Filmin ilerisinde gördüğümüz Maja isimli kızın Christian’ı sürekli izlemesi ve ona büyü yapması ise bambaşka ve mide bulandırıcı bir pagan ayininin habercisidir.
Festivalin son günlerinde doğayı kutsayan, bütün kızların olmak istediği ve her yıl bir defa seçilen Mayıs Kraliçesi dansı olur. Dani ne olacağını bilmeden oradaki insanların teşvikiyle dansa katılır, yediği algı açıcı mantarlar sayesinde doğayı hisseder. Doğayı kendisiyle bütün görürüz; taktığı taçtaki çiçeklerin, yaprakların ve bütün doğanın kendisiyle nefes alışverişine onunla beraber tanık oluruz.

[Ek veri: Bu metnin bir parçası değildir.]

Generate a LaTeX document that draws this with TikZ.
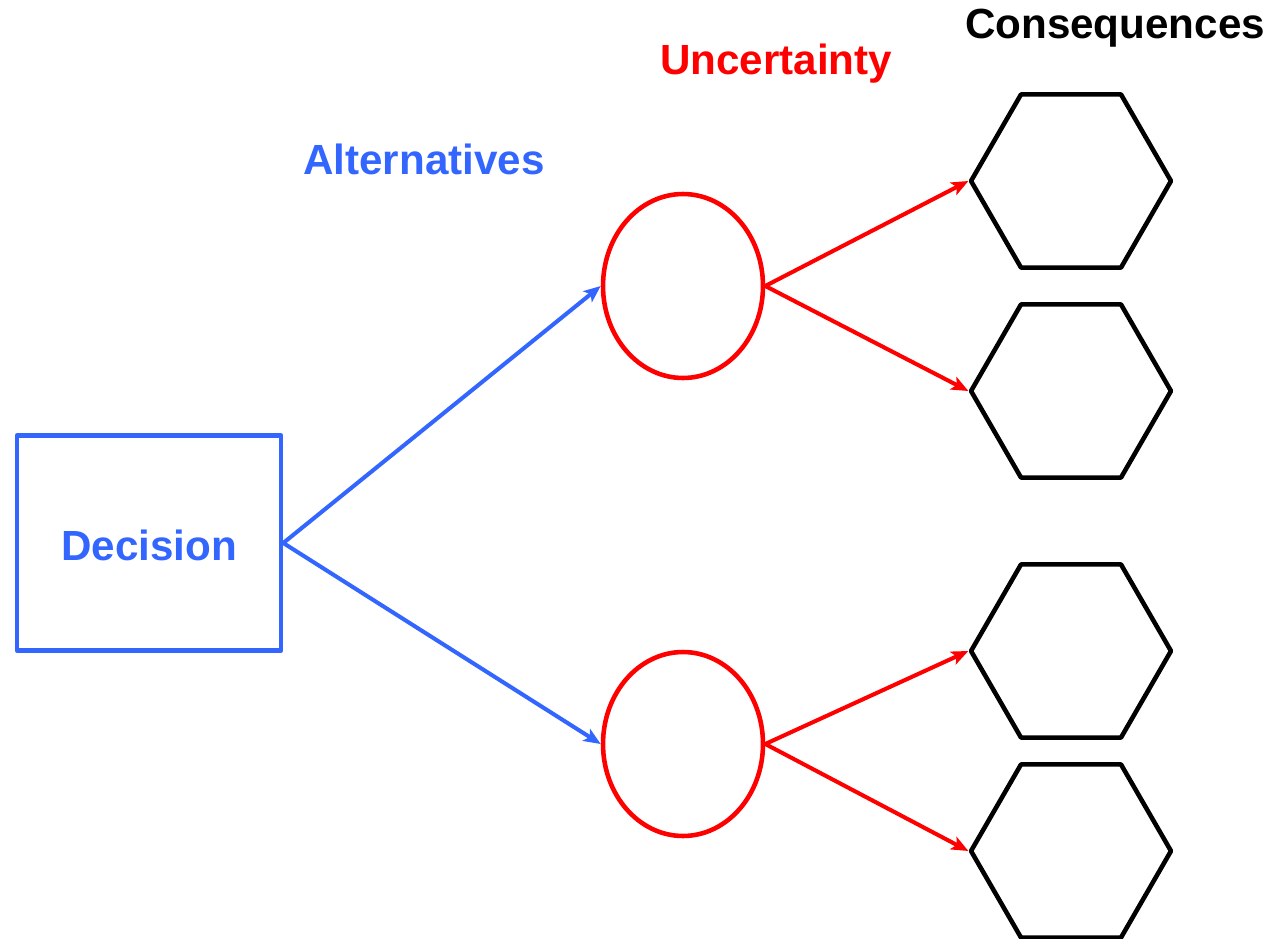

Dani, dansın sonunda Mayıs Kraliçesi seçilir. Halk tarafından öyle coşkuyla kutlanır ki uzun zamandır çektiği depresyondan ilk defa kurtulur, sanki kaybettiği ailesini bulmuş gibidir.
Ütopik toplumlar herkesin birbiriyle empati kurması sayesinde var olur. Birçok sahnede de gördüğümüz üzere Dani’nin acı dolu çığlıkları karşısında yanındaki halk da onunla beraber çığlıklar atıp onunla beraber üzülüyor, acılar paylaşıldıkça azalır sözünden yola çıkarak büyük bir empati oluşturuyorlar.
Film dikkatle incelendiğinde sembollerin ve tabloların anlamı gün yüzüne çıkıyor. Filmin başında gördüğümüz ayı tablosu Christian’ın tıpkı kafesteki bir ayı gibi etrafındaki olaylara karşı koymaya çalışmasını anlatıyor ve aslında bu kültürün avı olduğunu sembolize ediyor. Aster’in etraftaki ışıkları, renkli çiçekleri ve mutluluk dolu sarılmaları karanlıkta verip kanla bütünleşen sahneleri aydınlıkta vermesi de filmi efsaneleştirmiş.
Florence Pugh’un bu filmdeki oyunculuğunun çok konuşulmasının yanı sıra karakterin yalnızlığını ve depresyonunu ortaya koymasına bayıldım. Filmi izledikçe artan merak ile daha da sürüklendim. Eğer benim gibi ütopik/gerilim tarzı filmleri seviyorsanız bu film tam size göre.